Posted Aug 23, 2007 05:39 pm CDT
Whistle-blower complaints brought under the Sarbanes-Oxley Act are failing because claimants are “misusing the law as a club in garden-variety workplace disputes,” according to an expert in the field.
Michael Delikat, a lawyer with Orrick, Herrington & Sutcliffe, writes in a Wall Street Journal commentary (sub. req.) that 1,000 whistleblower claims have been brought under the five-year-old law, but only six have succeeded after full evidentiary hearings before administrative law judges.

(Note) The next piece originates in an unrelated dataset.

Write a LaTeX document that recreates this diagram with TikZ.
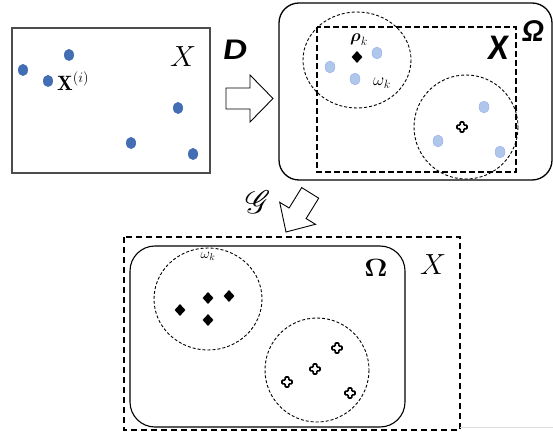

The law passed in the wake of Enron’s collapse to encourage reports of corporate fraud and protect investors.
The losses should not be used as a reason to amend the law to make such complaints easier, says Delikat, who wrote the book Corporate Whistleblowing in the Sarbanes-Oxley Era. Critics are asking for changes such as a longer statute of limitations and an easier burden of proof.
Delikat gives some examples of cases that appeared to have little to do with investor protection. In one, a physician complained of poor ventilation in her workplace. In others, employees were fired for wrongdoing or insubordination rather than reports of corporate fraud.
“The last thing that Congress should do is make it easier for employees with an ax to grind to use Sarbox whistle-blower provisions,” he concludes.